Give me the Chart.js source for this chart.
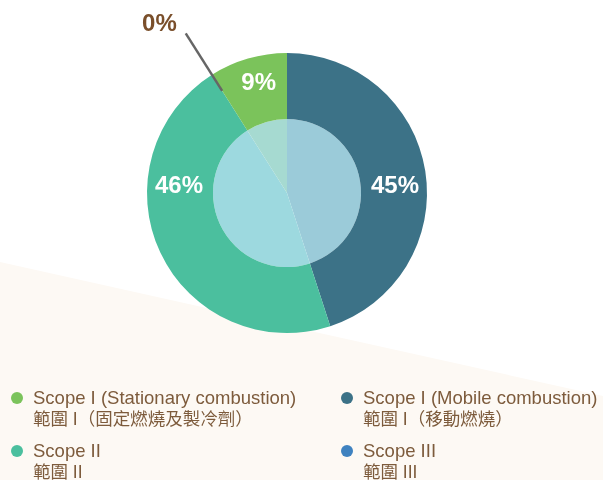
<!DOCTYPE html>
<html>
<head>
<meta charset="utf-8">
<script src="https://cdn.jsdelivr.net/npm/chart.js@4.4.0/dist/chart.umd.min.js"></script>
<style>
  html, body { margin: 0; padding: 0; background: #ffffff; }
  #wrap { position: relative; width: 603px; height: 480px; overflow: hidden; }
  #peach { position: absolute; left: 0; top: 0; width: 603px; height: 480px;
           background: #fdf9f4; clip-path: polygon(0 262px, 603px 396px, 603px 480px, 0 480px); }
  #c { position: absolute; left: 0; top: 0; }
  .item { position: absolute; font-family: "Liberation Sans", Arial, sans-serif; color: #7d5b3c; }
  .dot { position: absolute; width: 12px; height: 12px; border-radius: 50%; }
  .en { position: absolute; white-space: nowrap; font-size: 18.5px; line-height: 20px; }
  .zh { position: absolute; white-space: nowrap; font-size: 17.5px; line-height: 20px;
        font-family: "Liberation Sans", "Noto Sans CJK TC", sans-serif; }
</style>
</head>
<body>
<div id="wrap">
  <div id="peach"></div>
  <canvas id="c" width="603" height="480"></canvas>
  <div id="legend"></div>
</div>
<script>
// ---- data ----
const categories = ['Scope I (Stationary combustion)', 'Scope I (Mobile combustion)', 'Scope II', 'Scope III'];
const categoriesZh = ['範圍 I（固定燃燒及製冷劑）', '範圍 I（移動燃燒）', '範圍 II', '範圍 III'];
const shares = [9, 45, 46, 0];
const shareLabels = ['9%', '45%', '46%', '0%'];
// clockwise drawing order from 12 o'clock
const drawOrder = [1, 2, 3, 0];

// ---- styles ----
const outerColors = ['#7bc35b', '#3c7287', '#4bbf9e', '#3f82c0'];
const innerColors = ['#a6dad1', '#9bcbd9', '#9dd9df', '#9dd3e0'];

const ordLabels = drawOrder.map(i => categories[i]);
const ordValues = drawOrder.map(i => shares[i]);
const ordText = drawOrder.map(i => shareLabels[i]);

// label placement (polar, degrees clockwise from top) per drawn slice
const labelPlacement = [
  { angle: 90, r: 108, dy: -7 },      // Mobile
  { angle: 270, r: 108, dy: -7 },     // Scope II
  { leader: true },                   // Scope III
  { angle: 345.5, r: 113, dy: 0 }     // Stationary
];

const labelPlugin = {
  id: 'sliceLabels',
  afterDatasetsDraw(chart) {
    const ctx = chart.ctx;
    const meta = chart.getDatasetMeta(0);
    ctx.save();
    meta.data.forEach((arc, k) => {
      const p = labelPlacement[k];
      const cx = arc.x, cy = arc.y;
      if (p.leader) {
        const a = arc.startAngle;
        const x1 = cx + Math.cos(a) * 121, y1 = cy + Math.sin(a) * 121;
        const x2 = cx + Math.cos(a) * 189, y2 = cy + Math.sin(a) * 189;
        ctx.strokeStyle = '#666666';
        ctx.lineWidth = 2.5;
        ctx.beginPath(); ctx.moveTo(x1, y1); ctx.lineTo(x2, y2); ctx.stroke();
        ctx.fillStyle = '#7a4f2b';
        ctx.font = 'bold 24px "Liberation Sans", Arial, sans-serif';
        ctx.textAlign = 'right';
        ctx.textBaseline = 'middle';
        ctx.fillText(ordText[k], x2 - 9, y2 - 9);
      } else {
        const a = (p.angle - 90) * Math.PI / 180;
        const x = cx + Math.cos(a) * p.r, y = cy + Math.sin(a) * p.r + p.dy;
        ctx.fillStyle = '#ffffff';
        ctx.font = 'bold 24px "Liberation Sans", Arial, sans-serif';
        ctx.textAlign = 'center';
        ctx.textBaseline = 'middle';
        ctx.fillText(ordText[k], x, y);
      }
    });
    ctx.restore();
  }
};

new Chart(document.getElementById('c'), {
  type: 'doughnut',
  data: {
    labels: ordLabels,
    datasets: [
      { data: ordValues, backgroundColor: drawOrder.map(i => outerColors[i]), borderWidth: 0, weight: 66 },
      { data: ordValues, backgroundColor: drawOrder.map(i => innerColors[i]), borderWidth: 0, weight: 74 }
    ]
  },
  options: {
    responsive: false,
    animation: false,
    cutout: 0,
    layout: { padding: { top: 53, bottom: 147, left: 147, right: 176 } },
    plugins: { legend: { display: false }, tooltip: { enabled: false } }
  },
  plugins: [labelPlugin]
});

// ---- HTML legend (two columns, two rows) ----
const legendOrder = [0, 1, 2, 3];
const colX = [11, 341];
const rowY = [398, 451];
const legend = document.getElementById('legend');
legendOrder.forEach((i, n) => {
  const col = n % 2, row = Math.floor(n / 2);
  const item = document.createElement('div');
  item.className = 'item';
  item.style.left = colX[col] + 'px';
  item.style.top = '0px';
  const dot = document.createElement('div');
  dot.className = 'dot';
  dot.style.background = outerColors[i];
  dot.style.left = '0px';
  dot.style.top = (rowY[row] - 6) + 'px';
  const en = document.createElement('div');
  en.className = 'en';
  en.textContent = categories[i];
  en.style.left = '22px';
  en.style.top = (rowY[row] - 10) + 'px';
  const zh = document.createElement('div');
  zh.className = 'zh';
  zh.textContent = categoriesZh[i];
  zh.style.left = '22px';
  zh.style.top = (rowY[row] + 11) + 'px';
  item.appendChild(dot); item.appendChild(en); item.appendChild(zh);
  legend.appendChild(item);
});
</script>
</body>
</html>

◆ Task brief:
Copy the whole of the material above exactly, but not its images.

◆ Reply to the task:
Give me the Chart.js source for this chart.
<!DOCTYPE html>
<html>
<head>
<meta charset="utf-8">
<script src="https://cdn.jsdelivr.net/npm/chart.js@4.4.0/dist/chart.umd.min.js"></script>
<style>
  html, body { margin: 0; padding: 0; background: #ffffff; }
  #wrap { position: relative; width: 603px; height: 480px; overflow: hidden; }
  #peach { position: absolute; left: 0; top: 0; width: 603px; height: 480px;
           background: #fdf9f4; clip-path: polygon(0 262px, 603px 396px, 603px 480px, 0 480px); }
  #c { position: absolute; left: 0; top: 0; }
  .item { position: absolute; font-family: "Liberation Sans", Arial, sans-serif; color: #7d5b3c; }
  .dot { position: absolute; width: 12px; height: 12px; border-radius: 50%; }
  .en { position: absolute; white-space: nowrap; font-size: 18.5px; line-height: 20px; }
  .zh { position: absolute; white-space: nowrap; font-size: 17.5px; line-height: 20px;
        font-family: "Liberation Sans", "Noto Sans CJK TC", sans-serif; }
</style>
</head>
<body>
<div id="wrap">
  <div id="peach"></div>
  <canvas id="c" width="603" height="480"></canvas>
  <div id="legend"></div>
</div>
<script>
// ---- data ----
const categories = ['Scope I (Stationary combustion)', 'Scope I (Mobile combustion)', 'Scope II', 'Scope III'];
const categoriesZh = ['範圍 I（固定燃燒及製冷劑）', '範圍 I（移動燃燒）', '範圍 II', '範圍 III'];
const shares = [9, 45, 46, 0];
const shareLabels = ['9%', '45%', '46%', '0%'];
// clockwise drawing order from 12 o'clock
const drawOrder = [1, 2, 3, 0];

// ---- styles ----
const outerColors = ['#7bc35b', '#3c7287', '#4bbf9e', '#3f82c0'];
const innerColors = ['#a6dad1', '#9bcbd9', '#9dd9df', '#9dd3e0'];

const ordLabels = drawOrder.map(i => categories[i]);
const ordValues = drawOrder.map(i => shares[i]);
const ordText = drawOrder.map(i => shareLabels[i]);

// label placement (polar, degrees clockwise from top) per drawn slice
const labelPlacement = [
  { angle: 90, r: 108, dy: -7 },      // Mobile
  { angle: 270, r: 108, dy: -7 },     // Scope II
  { leader: true },                   // Scope III
  { angle: 345.5, r: 113, dy: 0 }     // Stationary
];

const labelPlugin = {
  id: 'sliceLabels',
  afterDatasetsDraw(chart) {
    const ctx = chart.ctx;
    const meta = chart.getDatasetMeta(0);
    ctx.save();
    meta.data.forEach((arc, k) => {
      const p = labelPlacement[k];
      const cx = arc.x, cy = arc.y;
      if (p.leader) {
        const a = arc.startAngle;
        const x1 = cx + Math.cos(a) * 121, y1 = cy + Math.sin(a) * 121;
        const x2 = cx + Math.cos(a) * 189, y2 = cy + Math.sin(a) * 189;
        ctx.strokeStyle = '#666666';
        ctx.lineWidth = 2.5;
        ctx.beginPath(); ctx.moveTo(x1, y1); ctx.lineTo(x2, y2); ctx.stroke();
        ctx.fillStyle = '#7a4f2b';
        ctx.font = 'bold 24px "Liberation Sans", Arial, sans-serif';
        ctx.textAlign = 'right';
        ctx.textBaseline = 'middle';
        ctx.fillText(ordText[k], x2 - 9, y2 - 9);
      } else {
        const a = (p.angle - 90) * Math.PI / 180;
        const x = cx + Math.cos(a) * p.r, y = cy + Math.sin(a) * p.r + p.dy;
        ctx.fillStyle = '#ffffff';
        ctx.font = 'bold 24px "Liberation Sans", Arial, sans-serif';
        ctx.textAlign = 'center';
        ctx.textBaseline = 'middle';
        ctx.fillText(ordText[k], x, y);
      }
    });
    ctx.restore();
  }
};

new Chart(document.getElementById('c'), {
  type: 'doughnut',
  data: {
    labels: ordLabels,
    datasets: [
      { data: ordValues, backgroundColor: drawOrder.map(i => outerColors[i]), borderWidth: 0, weight: 66 },
      { data: ordValues, backgroundColor: drawOrder.map(i => innerColors[i]), borderWidth: 0, weight: 74 }
    ]
  },
  options: {
    responsive: false,
    animation: false,
    cutout: 0,
    layout: { padding: { top: 53, bottom: 147, left: 147, right: 176 } },
    plugins: { legend: { display: false }, tooltip: { enabled: false } }
  },
  plugins: [labelPlugin]
});

// ---- HTML legend (two columns, two rows) ----
const legendOrder = [0, 1, 2, 3];
const colX = [11, 341];
const rowY = [398, 451];
const legend = document.getElementById('legend');
legendOrder.forEach((i, n) => {
  const col = n % 2, row = Math.floor(n / 2);
  const item = document.createElement('div');
  item.className = 'item';
  item.style.left = colX[col] + 'px';
  item.style.top = '0px';
  const dot = document.createElement('div');
  dot.className = 'dot';
  dot.style.background = outerColors[i];
  dot.style.left = '0px';
  dot.style.top = (rowY[row] - 6) + 'px';
  const en = document.createElement('div');
  en.className = 'en';
  en.textContent = categories[i];
  en.style.left = '22px';
  en.style.top = (rowY[row] - 10) + 'px';
  const zh = document.createElement('div');
  zh.className = 'zh';
  zh.textContent = categoriesZh[i];
  zh.style.left = '22px';
  zh.style.top = (rowY[row] + 11) + 'px';
  item.appendChild(dot); item.appendChild(en); item.appendChild(zh);
  legend.appendChild(item);
});
</script>
</body>
</html>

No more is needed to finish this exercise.